A good, lawyerlike case. But not good enough. Not good enough to explain why the rockets and mortar bombs from Gaza were allowed to resume. But also, and more important, not good enough to explain Sharon’s initial decision to go for a minimalist disengagement. Like Rabin at Oslo, Sharon proposed to leap the chasm between Palestinian occupation and Palestinian statehood in two bounds. Granted, he could not have evacuated all the outlying settlements, those beyond the “settlement blocs,” in one sweep. But he could have enunciated a clear and unequivocal plan to do so in stages. That would have dispelled doubts about his own intentions and instilled hope in place of skepticism among the Palestinians and the wider Arab world.

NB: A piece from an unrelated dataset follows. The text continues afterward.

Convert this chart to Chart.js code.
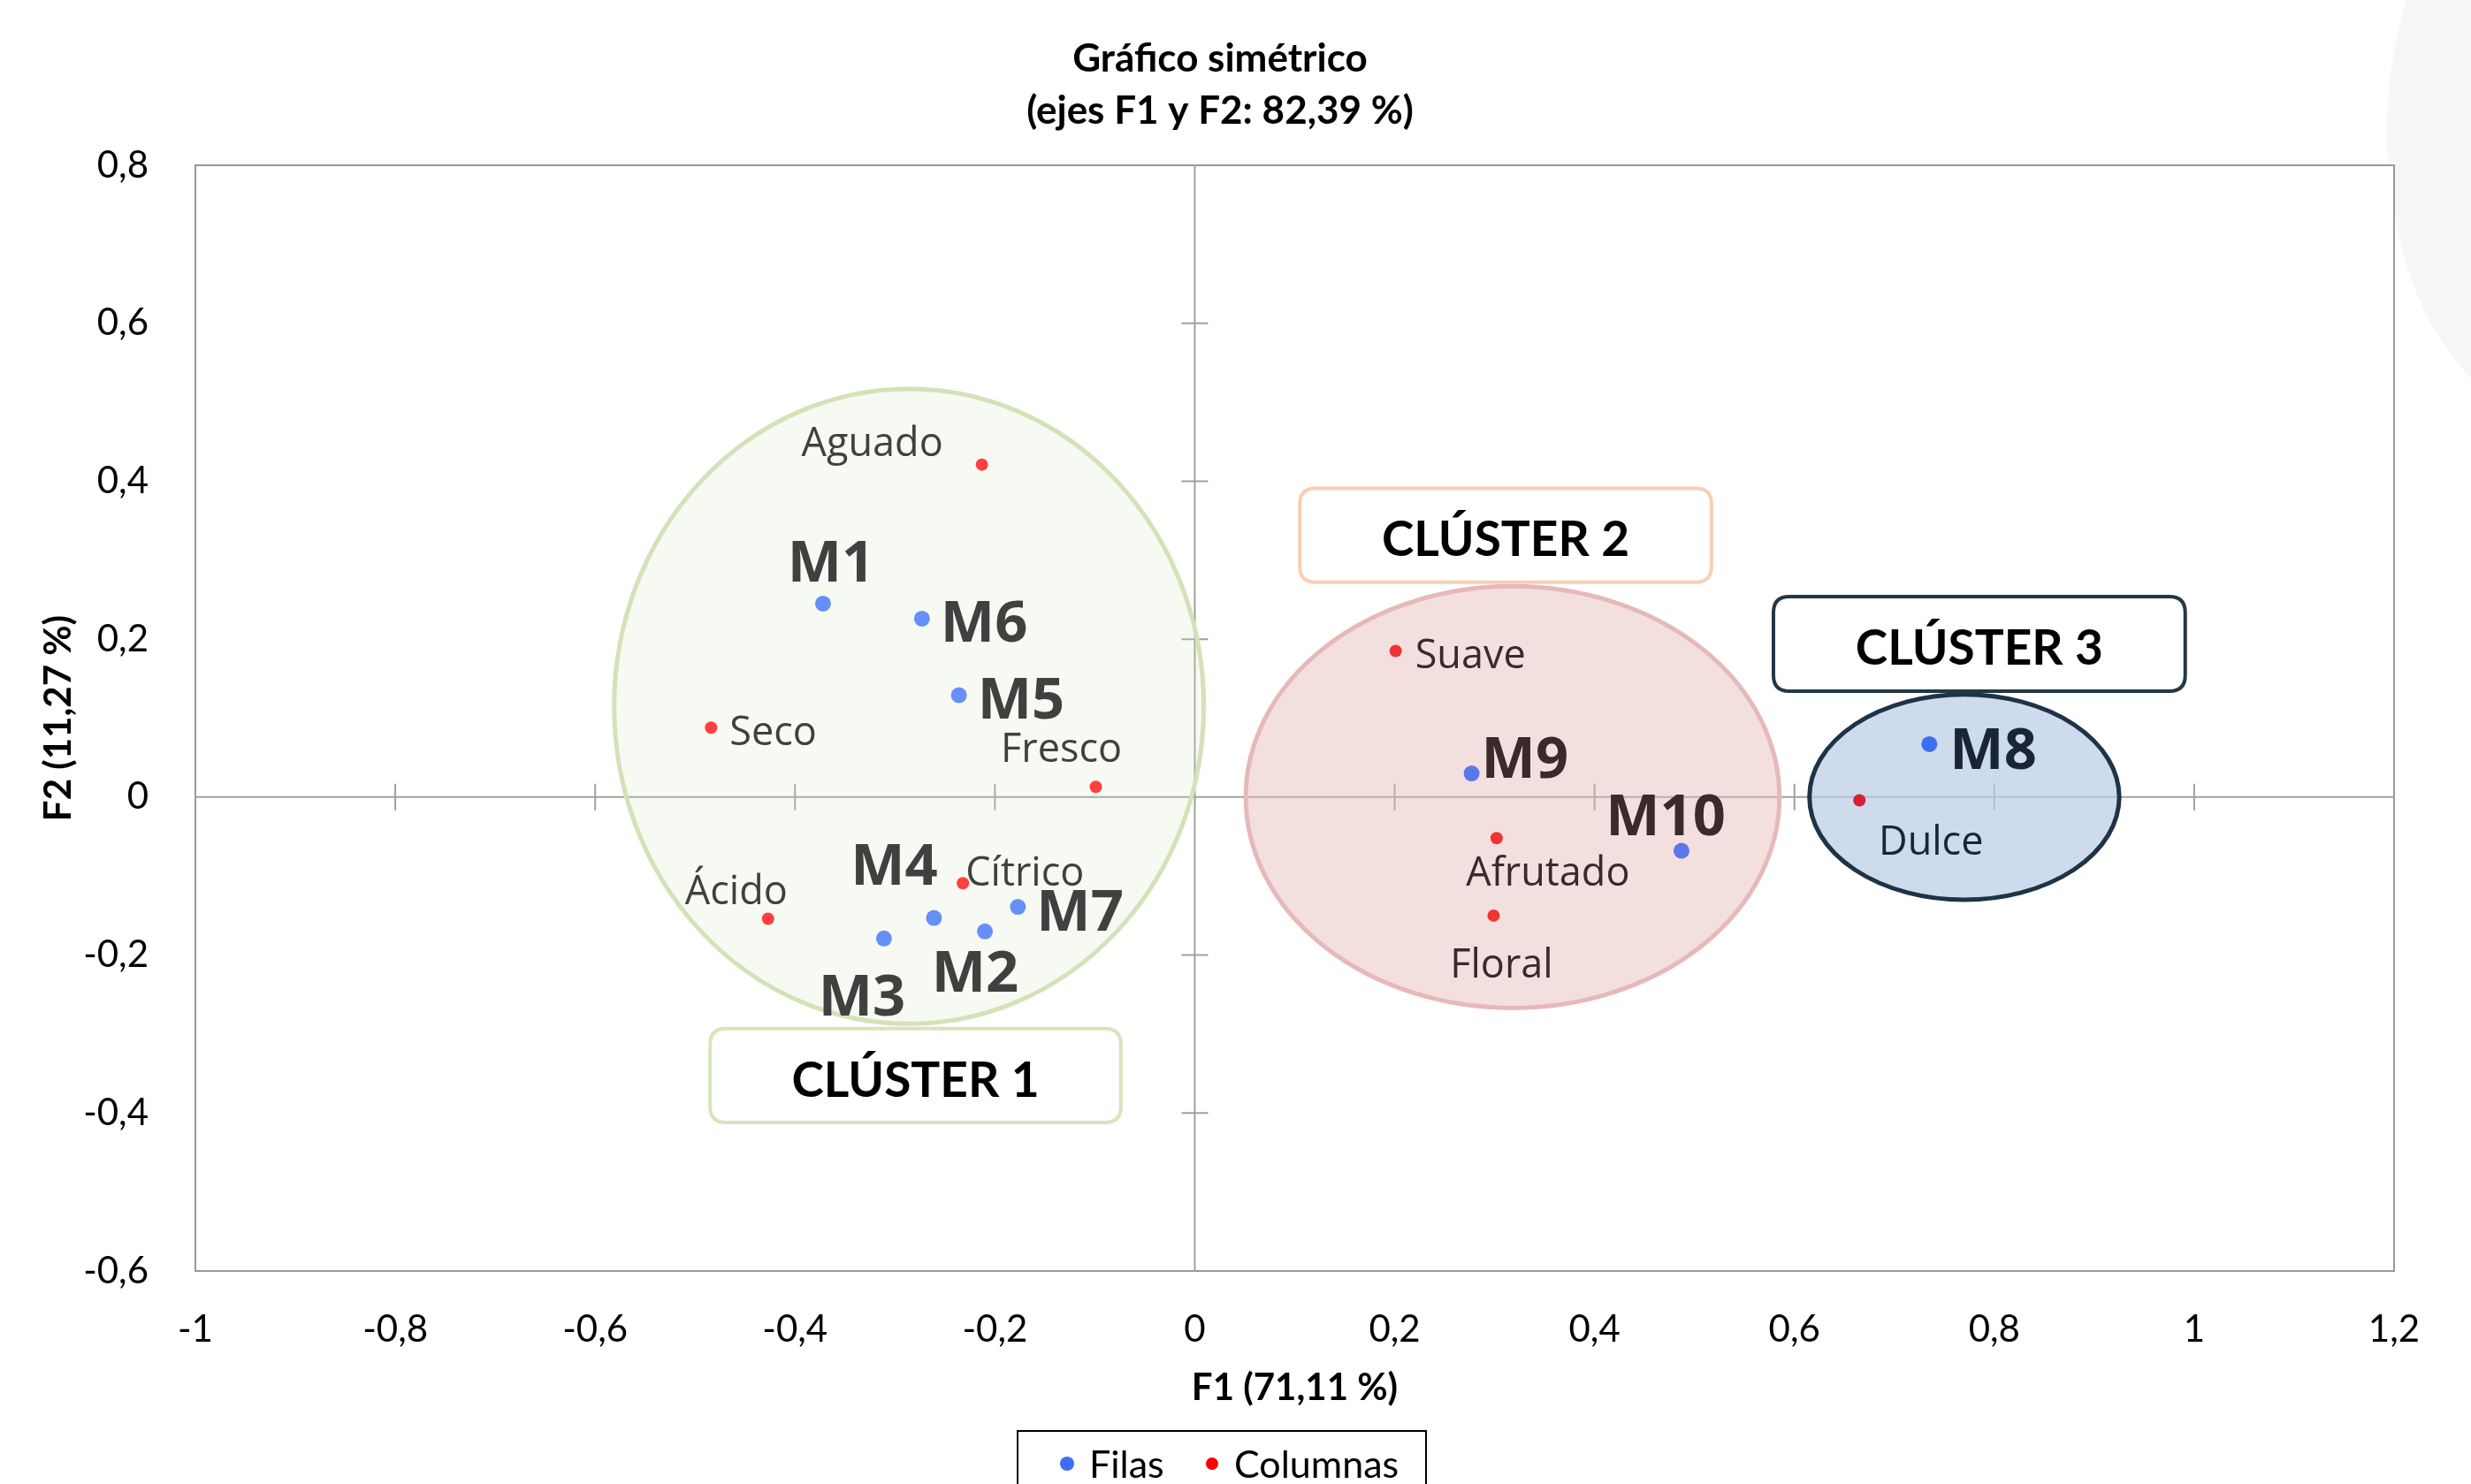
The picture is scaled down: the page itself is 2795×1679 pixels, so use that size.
<!DOCTYPE html>
<html>
<head>
<meta charset="utf-8">
<title>Gráfico simétrico</title>
<script src="https://cdn.jsdelivr.net/npm/chart.js@4.4.1/dist/chart.umd.min.js"></script>
<style>
  html, body { margin: 0; padding: 0; background: #fff; }
  canvas { display: block; }
</style>
</head>
<body>
<canvas id="chart" width="2795" height="1679"></canvas>
<script>
// Filas (muestras)
const filasLabels = ['M1', 'M2', 'M3', 'M4', 'M5', 'M6', 'M7', 'M8', 'M9', 'M10'];
const filasF1 = [-0.372, -0.210, -0.311, -0.261, -0.236, -0.273, -0.177, 0.735, 0.277, 0.487];
const filasF2 = [0.245, -0.170, -0.179, -0.153, 0.129, 0.226, -0.139, 0.067, 0.030, -0.068];
const filasCluster = [1, 1, 1, 1, 1, 1, 1, 3, 2, 2];

// Columnas (atributos)
const columnasLabels = ['Aguado', 'Seco', 'Fresco', 'Ácido', 'Cítrico', 'Suave', 'Afrutado', 'Floral', 'Dulce'];
const columnasF1 = [-0.213, -0.484, -0.099, -0.427, -0.232, 0.201, 0.302, 0.299, 0.665];
const columnasF2 = [0.421, 0.088, 0.013, -0.154, -0.109, 0.185, -0.052, -0.150, -0.004];
const columnasCluster = [1, 1, 1, 1, 1, 2, 2, 2, 3];

// ejes
const xMin = -1, xMax = 1.2, yMin = -0.6, yMax = 0.8, tickStep = 0.2;

// posición de etiquetas respecto al punto (px)
const filasLabelPos = [
  [9, -43, 'center'], [-11, 50, 'center'], [-25, 69, 'center'], [-45, -56, 'center'],
  [21, 8, 'left'], [21, 8, 'left'], [21, 8, 'left'], [23, 9, 'left'],
  [11, -14, 'left'], [-18, -36, 'center']
];
const columnasLabelPos = [
  [-124, -22, 'center'], [21, 7, 'left'], [-39, -41, 'center'], [-36, -29, 'center'],
  [3, -10, 'left'], [22, 7, 'left'], [58, 41, 'center'], [9, 57, 'center'], [81, 49, 'center']
];

// clústeres: elipse (unidades de los ejes) y recuadro del rótulo
const clusters = {
  1: { name: 'CLÚSTER 1', cx: -0.286, cy: 0.115, rx: 0.295, ry: 0.402,
       box: [-0.485, -0.293, -0.074, -0.412],
       fill: 'rgba(215,228,189,0.2)', stroke: '#d3e2b8', boxStroke: '#d7e4bd',
       blue: '#6690f8', red: '#ff4040', text: '#404040' },
  2: { name: 'CLÚSTER 2', cx: 0.318, cy: 0.0, rx: 0.267, ry: 0.267,
       box: [0.105, 0.391, 0.517, 0.272],
       fill: 'rgba(230,185,184,0.45)', stroke: '#e6b9b8', boxStroke: '#f8cfb4',
       blue: '#5a78e8', red: '#f03434', text: '#3a2a2a' },
  3: { name: 'CLÚSTER 3', cx: 0.770, cy: 0.0, rx: 0.155, ry: 0.130,
       box: [0.579, 0.254, 0.991, 0.134],
       fill: 'rgba(184,204,228,0.7)', stroke: '#1f3346', boxStroke: '#213845',
       blue: '#3c6ff0', red: '#d42030', text: '#1a2535' }
};

function fmt(v) {
  const r = Math.round(v * 10) / 10;
  return String(r).replace('.', ',');
}

function roundRect(ctx, x, y, w, h, r) {
  ctx.beginPath();
  ctx.moveTo(x + r, y);
  ctx.lineTo(x + w - r, y);
  ctx.quadraticCurveTo(x + w, y, x + w, y + r);
  ctx.lineTo(x + w, y + h - r);
  ctx.quadraticCurveTo(x + w, y + h, x + w - r, y + h);
  ctx.lineTo(x + r, y + h);
  ctx.quadraticCurveTo(x, y + h, x, y + h - r);
  ctx.lineTo(x, y + r);
  ctx.quadraticCurveTo(x, y, x + r, y);
  ctx.closePath();
}

const decor = {
  id: 'decor',
  beforeDraw(chart) {
    const ctx = chart.ctx;
    ctx.save();
    ctx.fillStyle = '#fff';
    ctx.fillRect(0, 0, chart.width, chart.height);
    // sombra gris de la esquina derecha
    ctx.fillStyle = '#f7f6f7';
    ctx.beginPath();
    ctx.ellipse(2890, 150, 190, 320, 0, 0, Math.PI * 2);
    ctx.fill();
    ctx.restore();
  },
  beforeDatasetsDraw(chart) {
    const ctx = chart.ctx, a = chart.chartArea;
    const xs = chart.scales.x, ys = chart.scales.y;
    const x0 = xs.getPixelForValue(0), y0 = ys.getPixelForValue(0);
    ctx.save();
    ctx.fillStyle = '#fff';
    ctx.fillRect(a.left, a.top, a.right - a.left, a.bottom - a.top);
    // marco
    ctx.strokeStyle = '#999';
    ctx.lineWidth = 2;
    ctx.strokeRect(a.left, a.top, a.right - a.left, a.bottom - a.top);
    // ejes en el origen
    ctx.strokeStyle = '#a0a0a0';
    ctx.lineWidth = 2;
    ctx.beginPath();
    ctx.moveTo(a.left, y0); ctx.lineTo(a.right, y0);
    ctx.moveTo(x0, a.top); ctx.lineTo(x0, a.bottom);
    xs.ticks.forEach(t => {
      if (Math.abs(t.value) < 1e-9 || t.value <= xMin + 1e-9 || t.value >= xMax - 1e-9) return;
      const px = xs.getPixelForValue(t.value);
      ctx.moveTo(px, y0 - 15); ctx.lineTo(px, y0 + 15);
    });
    ys.ticks.forEach(t => {
      if (Math.abs(t.value) < 1e-9 || t.value <= yMin + 1e-9 || t.value >= yMax - 1e-9) return;
      const py = ys.getPixelForValue(t.value);
      ctx.moveTo(x0 - 15, py); ctx.lineTo(x0 + 15, py);
    });
    ctx.stroke();
    // elipses de clústeres
    Object.values(clusters).forEach(c => {
      const cx = xs.getPixelForValue(c.cx), cy = ys.getPixelForValue(c.cy);
      const rx = Math.abs(xs.getPixelForValue(c.cx + c.rx) - cx);
      const ry = Math.abs(ys.getPixelForValue(c.cy + c.ry) - cy);
      ctx.beginPath();
      ctx.ellipse(cx, cy, rx, ry, 0, 0, Math.PI * 2);
      ctx.fillStyle = c.fill;
      ctx.fill();
      ctx.strokeStyle = c.stroke;
      ctx.lineWidth = 5;
      ctx.stroke();
    });
    ctx.restore();
  },
  afterDatasetsDraw(chart) {
    const ctx = chart.ctx, a = chart.chartArea;
    const xs = chart.scales.x, ys = chart.scales.y;
    ctx.save();
    ctx.textBaseline = 'middle';

    // etiquetas de filas
    ctx.font = 'bold 65px "Open Sans"';
    filasLabels.forEach((lab, i) => {
      const p = filasLabelPos[i];
      ctx.fillStyle = clusters[filasCluster[i]].text;
      ctx.textAlign = p[2];
      ctx.fillText(lab, xs.getPixelForValue(filasF1[i]) + p[0], ys.getPixelForValue(filasF2[i]) + p[1]);
    });
    // etiquetas de columnas
    ctx.font = '45px "Open Sans"';
    columnasLabels.forEach((lab, i) => {
      const p = columnasLabelPos[i];
      ctx.fillStyle = clusters[columnasCluster[i]].text;
      ctx.textAlign = p[2];
      ctx.fillText(lab, xs.getPixelForValue(columnasF1[i]) + p[0], ys.getPixelForValue(columnasF2[i]) + p[1]);
    });

    // recuadros de clúster
    Object.values(clusters).forEach(c => {
      const x1 = xs.getPixelForValue(c.box[0]), y1 = ys.getPixelForValue(c.box[1]);
      const x2 = xs.getPixelForValue(c.box[2]), y2 = ys.getPixelForValue(c.box[3]);
      roundRect(ctx, x1, y1, x2 - x1, y2 - y1, 18);
      ctx.fillStyle = '#fff';
      ctx.fill();
      ctx.strokeStyle = c.boxStroke;
      ctx.lineWidth = 4;
      ctx.stroke();
      ctx.fillStyle = '#000';
      ctx.font = 'bold 55px Lato';
      ctx.textAlign = 'center';
      ctx.fillText(c.name, (x1 + x2) / 2, (y1 + y2) / 2 + 6);
    });

    // título
    ctx.fillStyle = '#000';
    ctx.textAlign = 'center';
    ctx.font = 'bold 44px Lato';
    ctx.fillText('Gráfico simétrico', 1380, 67);
    ctx.fillText('(ejes F1 y F2: 82,39 %)', 1380, 126);

    // títulos de ejes
    ctx.font = 'bold 42px Lato';
    ctx.fillText('F1 (71,11 %)', (a.left + a.right) / 2, 1570);
    ctx.save();
    ctx.translate(66, (a.top + a.bottom) / 2);
    ctx.rotate(-Math.PI / 2);
    ctx.fillText('F2 (11,27 %)', 0, 0);
    ctx.restore();

    // leyenda
    ctx.strokeStyle = '#000';
    ctx.lineWidth = 2;
    ctx.strokeRect(1151, 1619, 462, 100);
    ctx.font = '43px Lato';
    ctx.textAlign = 'left';
    ctx.fillStyle = '#3d6ef5';
    ctx.beginPath(); ctx.arc(1207, 1656, 8, 0, Math.PI * 2); ctx.fill();
    ctx.fillStyle = '#ff0000';
    ctx.beginPath(); ctx.arc(1371, 1656, 7, 0, Math.PI * 2); ctx.fill();
    ctx.fillStyle = '#000';
    ctx.fillText('Filas', 1232, 1658);
    ctx.fillText('Columnas', 1396, 1658);
    ctx.restore();
  }
};

const ctx = document.getElementById('chart').getContext('2d');
new Chart(ctx, {
  type: 'scatter',
  data: {
    datasets: [
      {
        label: 'Filas',
        data: filasF1.map((x, i) => ({ x: x, y: filasF2[i] })),
        pointRadius: 9,
        pointHoverRadius: 9,
        pointBorderWidth: 0,
        pointBackgroundColor: c => clusters[filasCluster[c.dataIndex]].blue
      },
      {
        label: 'Columnas',
        data: columnasF1.map((x, i) => ({ x: x, y: columnasF2[i] })),
        pointRadius: 7,
        pointHoverRadius: 7,
        pointBorderWidth: 0,
        pointBackgroundColor: c => clusters[columnasCluster[c.dataIndex]].red
      }
    ]
  },
  options: {
    responsive: false,
    animation: false,
    devicePixelRatio: 1,
    layout: { padding: { top: 187, right: 87, left: 0, bottom: 0 } },
    plugins: {
      legend: { display: false },
      tooltip: { enabled: false }
    },
    scales: {
      x: {
        type: 'linear',
        min: xMin, max: xMax,
        grid: { display: false },
        border: { display: false },
        ticks: {
          stepSize: tickStep,
          padding: 33,
          color: '#000',
          font: { family: 'Lato', size: 42 },
          callback: v => fmt(v)
        },
        afterFit: s => { s.height = 241; }
      },
      y: {
        type: 'linear',
        min: yMin, max: yMax,
        grid: { display: false },
        border: { display: false },
        ticks: {
          stepSize: tickStep,
          padding: 45,
          color: '#000',
          font: { family: 'Lato', size: 42 },
          callback: v => fmt(v)
        },
        afterFit: s => { s.width = 221; }
      }
    }
  },
  plugins: [decor]
});
</script>
</body>
</html>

Still, the Gaza disengagement, for all its flaws and limitations, was a monumental change of direction for Israel. After decades of settling in the occupied territories and thus denying the Palestinians the prospect of independence, Israel began physically divesting itself of these territories and thus making space for the Palestinians to have their state, too. Despite subsequent disappointments and disillusionment on both sides, despite well-grounded criticism of how the disengagement was done, one precedent-setting fact stands out as indisputable: settlements can be dismantled and settlers removed. It is politically possible for an Israeli government to do it. Indeed, it is not even that difficult to do—provided there is the will, the strength, and the leadership to do it.
Sharon spent long years building the settlements and abetting the settlers in their drive to impose the Jewish state on its Palestinian neighbors. Then, very late, he understood what this hubristic policy endangered: the very survival of Israel as a Jewish and democratic state. Despite the frustrating and heartbreaking regression in peace prospects in the years since the Gaza disengagement, the impact of his last, audacious act may yet prove irreversible. And if it does, Zionism will have been saved.